Friday, January 23, 2009

Liverpool sale would cost owners $150m in lost profits

George Gillett, Tom Hicks

Liverpool's owners George Gillett, left, and Tom Hicks, right, pose with unidentified family members at Anfield in February 2007. Photograph: Dave Thompson/Associated Press

Tom Hicks and George Gillett will have to settle for a profit reduced by $150m (£110m) if they sell Liverpool to Nasser al-Kharafi, the Kuwaiti billionaire, after their failure to close a deal for Liverpool last July.

Kharafi approached the Americans last year with a view to sealing a £600m purchase of the Anfield club. But, with contracts all but signed, Kharafi inexplicably pulled out of the negotiations. Hicks is said by one close observer to have been "incandescent" at the failure to close the deal last summer.
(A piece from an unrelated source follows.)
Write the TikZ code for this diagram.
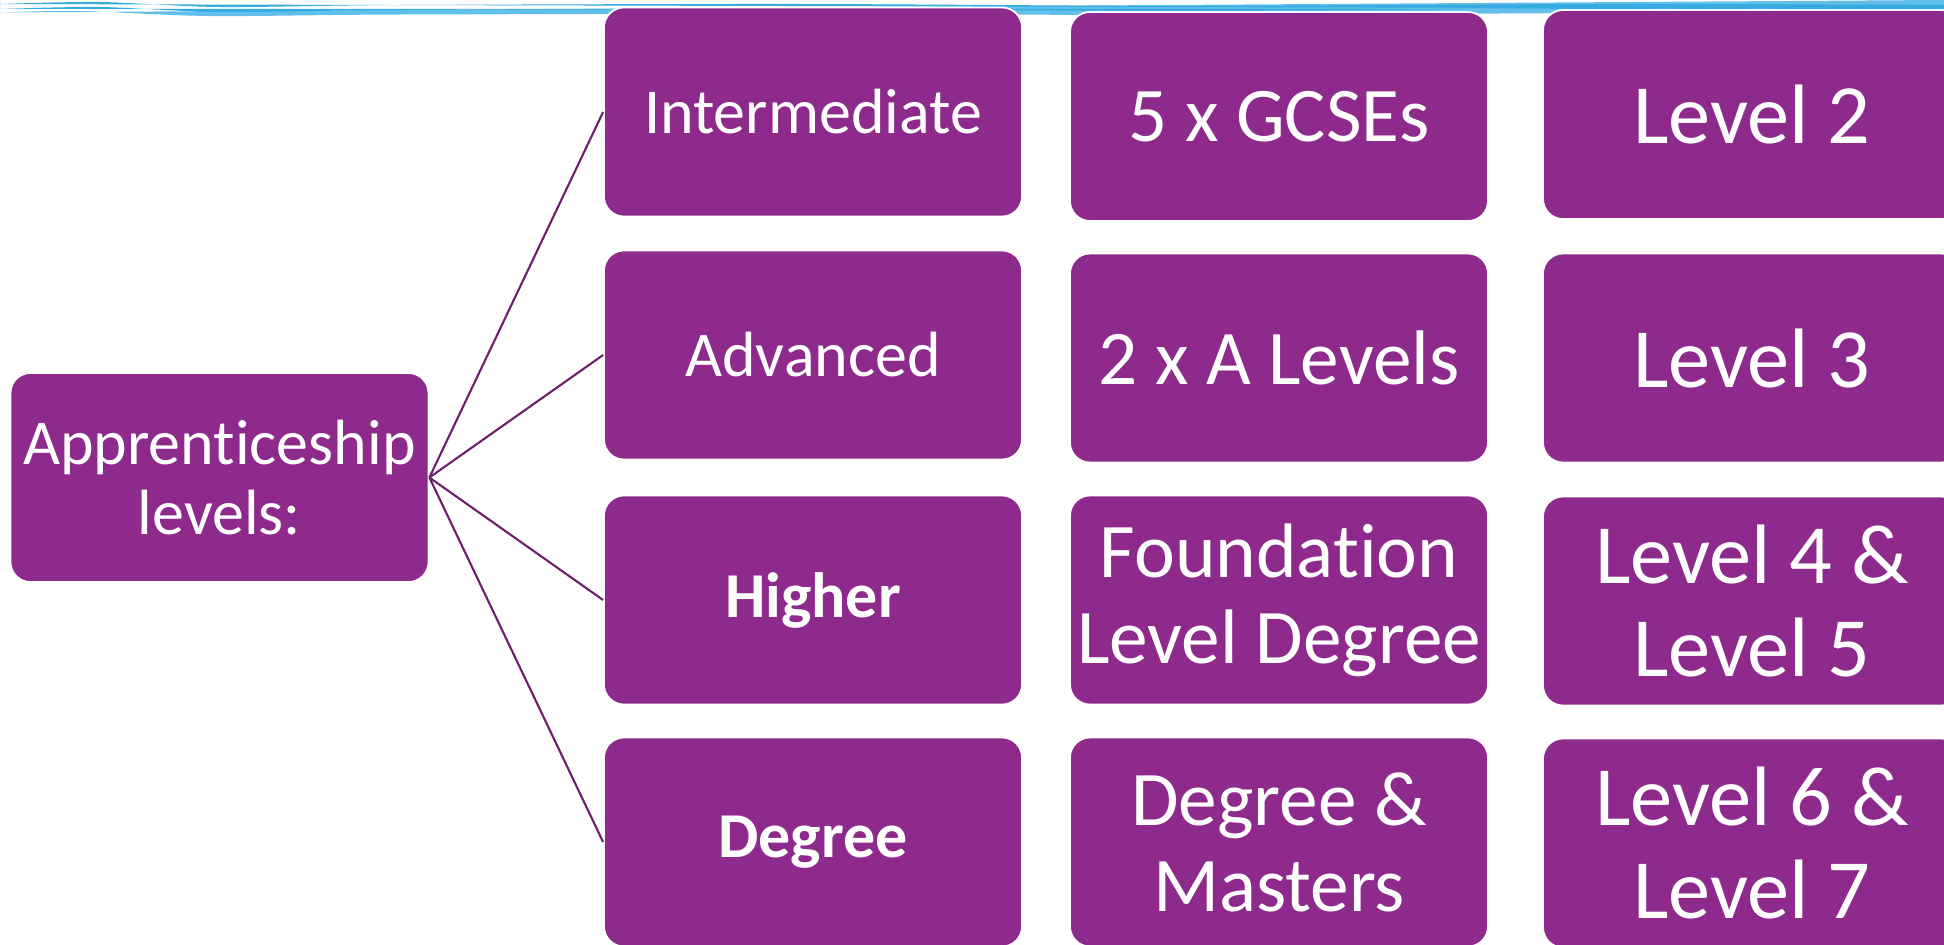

Kharafi has returned to the table but it is understood this time on different terms. Liverpool are now six months from maturity on their £350m loans with RBS and Wachovia, and it does not appear likely any banks will continue to support the Americans' highly leveraged operation. Neither Hicks nor Gillett is believed to have invested any cash in their purchase of Liverpool and, with the pair reportedly not seeing eye to eye, that situation is unlikely to change.

Kharafi is expected now to take advantage of the immovable July deadline faced by the Americans with a reduced offer in the region of £400m.

It is understood that no price has yet been agreed. However, the fact that the details of the negotiations were leaked suggests it is close to being finalised.

Alongside the fall in the purchase price, the collapse in the value of the pound against the dollar means the profit Hicks and Gillett are expected to make for selling Liverpool will in dollar terms be slashed to little more than $40m each.